Las chapas o platicos de las cervezas los pedía en el bar del Puga o en el ambigú de Andrés Palomares y lo que más me gustaba era jugar al pincho en los días de lluvia, pues se formaba un barro estupendo en todo el callejón y clavaba el pincho tan maravilloso que me hizo mi tío Modesto en la Fábrica.
La calle era la bandera que enarbolábamos en las peleas entre barrios. Los retos se decidían en los recreos o cuando terminaban las clases; los combates, en el postigo principalmente. Algunas disputas se solventaron por la fuerza de las piedras. Las peleas las celebrábamos a la salida de la escuela. No había modo de esperar. Aunque las originaban las discusiones y las riñas entre dos chicos de calles diferentes, acababan por concernirnos a todos los de la misma calle, siempre dije que mi primo Pepe Luis era el más capaz, el más valiente y, por supuesto, el más herido.
Mi hermana Amparo y amigas jugaban a la comba, desde el inocente “Cochecito leré” o “Al pasar la barca”, así como a la rayuela, según la edad o pericia.
El cine era la principal distracción en el pueblo, entonces sin TV, claro, y sin poder sintonizar apenas emisoras de radio, salvo “Radio Nacional» para escuchar «El parte» y las radionovelas que oía mi abuela.
Los vecinos, más que vecinos eran casi familia, pues las vivencias eran comunes y compartidas por todo el callejón, matanzas del cerdo, nacimientos, bautizos, etc. María, Adela, Carmen, Teresica, Paqui, Pilar, todos nombres pegados en mi memoria.

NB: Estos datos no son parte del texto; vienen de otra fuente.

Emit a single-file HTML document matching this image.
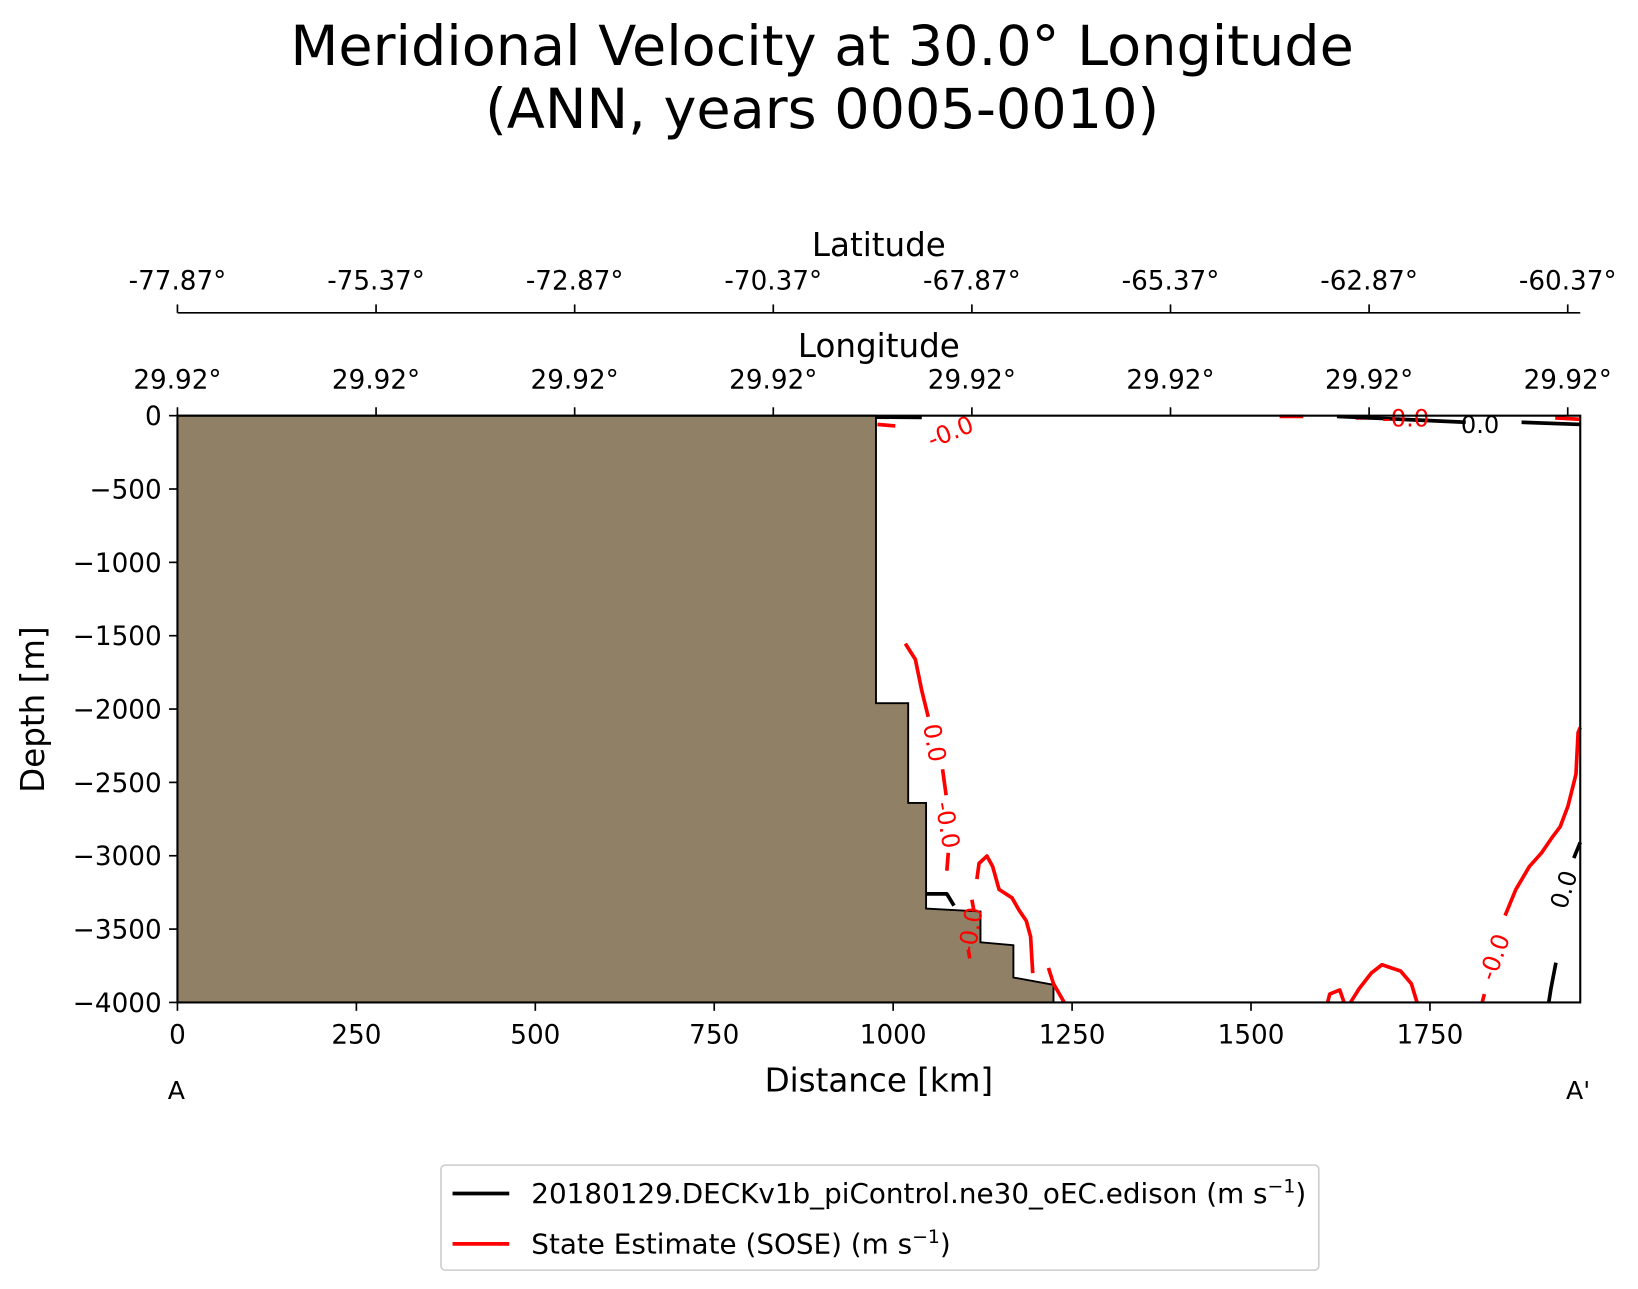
<!DOCTYPE html>
<html><head><meta charset="utf-8"><style>
html,body{margin:0;padding:0;background:#fff}
svg{display:block;font-family:"DejaVu Sans","Liberation Sans",sans-serif}
</style></head><body>
<svg id="chart" width="1638" height="1289" viewBox="0 0 1560 1228" preserveAspectRatio="none" xmlns="http://www.w3.org/2000/svg">
<text x="783" y="62" font-size="53" text-anchor="middle">Meridional Velocity at 30.0° Longitude</text>
<text x="783" y="122" font-size="53" text-anchor="middle">(ANN, years 0005-0010)</text>
<g id="plot"></g>
<g>
<rect x="420" y="1110" width="836" height="100" rx="4" fill="#fff" stroke="#ccc" stroke-width="1.5"/>
<line x1="431" y1="1137" x2="485" y2="1137" stroke="#000" stroke-width="3.5"/>
<text x="506" y="1146" font-size="26.5">20180129.DECKv1b_piControl.ne30_oEC.edison (m s<tspan font-size="18" dy="-10">−1</tspan><tspan dy="10">)</tspan></text>
<line x1="431" y1="1185" x2="485" y2="1185" stroke="#f00" stroke-width="3.5"/>
<text x="506" y="1194" font-size="26.5">State Estimate (SOSE) (m s<tspan font-size="18" dy="-10">−1</tspan><tspan dy="10">)</tspan></text>
</g>
</svg>
<script>
// ---- data ----
const xTicks = [0, 250, 500, 750, 1000, 1250, 1500, 1750];
const yTicks = [0, -500, -1000, -1500, -2000, -2500, -3000, -3500, -4000];
const latLabels = ["-77.87°","-75.37°","-72.87°","-70.37°","-67.87°","-65.37°","-62.87°","-60.37°"];
const lonLabels = ["29.92°","29.92°","29.92°","29.92°","29.92°","29.92°","29.92°","29.92°"];
const secTickKm = [0, 277.5, 555, 832.5, 1110, 1387.5, 1665, 1942.5];
const landKm =    [0, 976, 976, 1021, 1021, 1046, 1046, 1122, 1122, 1168, 1168, 1224, 1224, 0];
const landDepth = [0, 0, -1960, -1960, -2640, -2640, -3360, -3380, -3590, -3610, -3830, -3880, -4000, -4000];
const redKm = [
 [1017,1031,1040,1049],[1069,1074],[1077,1075],
 [1117,1120,1131,1139,1148,1166,1176,1186,1192,1195],
 [1217,1224,1239],[1110,1113],[1105,1107],
 [1607,1610,1624,1630],[1639,1651,1668,1683,1709,1724,1732],
 [1960,1957,1954,1943,1932,1921,1906,1889,1870,1855],[1826,1823],
 [978,1003],[1540,1573],[1646,1668],[1925,1960]
];
const redDepth = [
 [-1554,-1661,-1875,-2053],[-2410,-2588],[-2980,-3102],
 [-3159,-3052,-3002,-3073,-3230,-3287,-3372,-3444,-3551,-3800],
 [-3765,-3872,-4000],[-3300,-3380],[-3640,-3700],
 [-4000,-3943,-3915,-4000],[-4000,-3907,-3800,-3743,-3786,-3872,-4000],
 [-2125,-2160,-2445,-2659,-2802,-2873,-2980,-3073,-3230,-3408],[-3943,-4000],
 [-60,-70],[-5,-5],[-15,-15],[-15,-25]
];
const blackKm = [[976,1040],[1620,1800],[1878,1960],[1960,1951],[1926,1919,1916],[1046,1075,1085]];
const blackDepth = [[-10,-12],[-5,-45],[-45,-60],[-2909,-3016],[-3729,-3907,-4000],[-3260,-3260,-3340]];
const labels = [
 {t:"-0.0",km:1080,d:-110,r:-22,c:"#f00"},{t:"0.0",km:1058,d:-2230,r:80,c:"#f00"},
 {t:"-0.0",km:1076,d:-2790,r:80,c:"#f00"},{t:"-0.0",km:1108,d:-3510,r:-80,c:"#f00"},
 {t:"-0.0",km:1840,d:-3690,r:-70,c:"#f00"},{t:"-0.0",km:1716,d:-15,r:0,c:"#f00"},
 {t:"0.0",km:1820,d:-60,r:0,c:"#000"},{t:"0.0",km:1937,d:-3230,r:-72,c:"#000"}
];
// ---- axes ----
const X0=169,X1=1505,Y0=396,Y1=955,KMAX=1960;
const sx=v=>X0+(v/KMAX)*(X1-X0);
const sy=v=>Y0+(-v/4000)*(Y1-Y0);
const NS="http://www.w3.org/2000/svg";
const g=document.getElementById('plot');
function mk(tag,attrs,parent){const e=document.createElementNS(NS,tag);for(const k in attrs)e.setAttribute(k,attrs[k]);(parent||g).appendChild(e);return e;}
let pts=landKm.map((k,i)=>sx(k)+","+sy(landDepth[i])).join(" ");
const land=mk('polygon',{points:pts,fill:'#908166',stroke:'#000','stroke-width':1.8});


function lines(kms,ds,col,w,name){
 kms.forEach((arr,i)=>{
  const p=arr.map((k,j)=>sx(k)+","+sy(ds[i][j])).join(" ");
  const l=mk('polyline',{points:p,fill:'none',stroke:col,'stroke-width':w,'stroke-linejoin':'round'});
  
  
 });
}
lines(redKm,redDepth,'#f00',3.5,'sose-contour');
lines(blackKm,blackDepth,'#000',3.5,'model-contour');
labels.forEach(o=>{
 const x=sx(o.km),y=sy(o.d);
 const t=mk('text',{x:x,y:y+8,'font-size':23,fill:o.c,'text-anchor':'middle',transform:`rotate(${o.r} ${x} ${y})`});
 t.textContent=o.t;
 
 
});
const fr=mk('rect',{x:X0,y:Y0,width:X1-X0,height:Y1-Y0,fill:'none',stroke:'#000','stroke-width':2});


xTicks.forEach(v=>{
 mk('line',{x1:sx(v),x2:sx(v),y1:Y1,y2:Y1+8,stroke:'#000','stroke-width':1.6});
 const t=mk('text',{x:sx(v),y:Y1+39,'font-size':25,'text-anchor':'middle'});
 t.textContent=v;
 
 
});
yTicks.forEach(v=>{
 mk('line',{x1:X0-8,x2:X0,y1:sy(v),y2:sy(v),stroke:'#000','stroke-width':1.6});
 const t=mk('text',{x:X0-15,y:sy(v)+9,'font-size':25,'text-anchor':'end'});
 t.textContent=v===0?"0":"\u2212"+(-v);
 
 
});
const LATY=298;
mk('line',{x1:X0,x2:X1,y1:LATY,y2:LATY,stroke:'#000','stroke-width':1.6});
secTickKm.forEach((k,i)=>{
 const x=sx(k);
 mk('line',{x1:x,x2:x,y1:LATY-8,y2:LATY,stroke:'#000','stroke-width':1.6});
 mk('line',{x1:x,x2:x,y1:Y0-8,y2:Y0,stroke:'#000','stroke-width':1.6});
 const a=mk('text',{x:x,y:LATY-22,'font-size':25,'text-anchor':'middle'});a.textContent=latLabels[i];
 
 
 const b=mk('text',{x:x,y:Y0-26,'font-size':25,'text-anchor':'middle'});b.textContent=lonLabels[i];
 
 
});
function txt(s,x,y,fs,name,rot){const t=mk('text',{x:x,y:y,'font-size':fs,'text-anchor':'middle'});if(rot)t.setAttribute('transform',`rotate(${rot} ${x} ${y})`);t.textContent=s;
 
 }
txt("Latitude",837,244,31,'latitude-axis-title');
txt("Longitude",837,340,31,'longitude-axis-title');
txt("Distance [km]",837,1040,31,'x-axis-title');
txt("Depth [m]",42,676,31,'y-axis-title',-90);
txt("A",168,1047,24,'section-start-label');
txt("A'",1503,1047,24,'section-end-label');
</script>
</body></html>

Muchas tardes una de las distracciones más agradables era ver a toda la gente pasar por el callejón para ir a por agua a la fuente de Andrés Díaz, cántaros, tinajas, garrafas, eran de uso común, pues aun el plástico no había llegado a Salobreña.
Siempre que echo la vista atrás, veo a mi abuela sentada en su silla de enea haciendo crochet, pues tenía unas manos prodigiosas para el punto y el crochet. Era pequeña, menuda, liviana, pero tenía un corazón que no le cabía en el pecho, así era mi abuela Laura.
Siempre fui su ojito derecho, tal vez por ser el nieto mayor o seguramente por haberme criado en su casa y en su enaguas, el caso es que los mejores años de mi vida y los mejores recuerdos, esos que nunca se borran de tu alma, los he pasado junto a ella, disfrutando de su cariño y su bondad. Siempre me cuidó y atendió con todo el esmero que se pueda tener con un crío o un mozalbete, siempre sabía en todo momento cual era mi necesidad o cual era mi gusto.
Hoy mi callejón ya no es tal, pues se ha convertido en una calle de paso, llamada calle Ingenio, y creo que mucho Ingenio hay que tener para no reparar en tanto adelanto que ha transcurrido.
Nunca, sí nunca debieran desaparecer todas las abuelas Laura del mundo, debieran estar siempre a nuestro lado y conocer a sus nietos, biznietos, tataranietos y así sucesivamente, pues seguro que el mundo sería un poco mejor, estoy convencido.
(P.D. La foto es muy antigua y deteriorada, pero aseguro que es mi callejón y mi abuela Laura sentada haciendo crochet, frente a la puerta de la casa).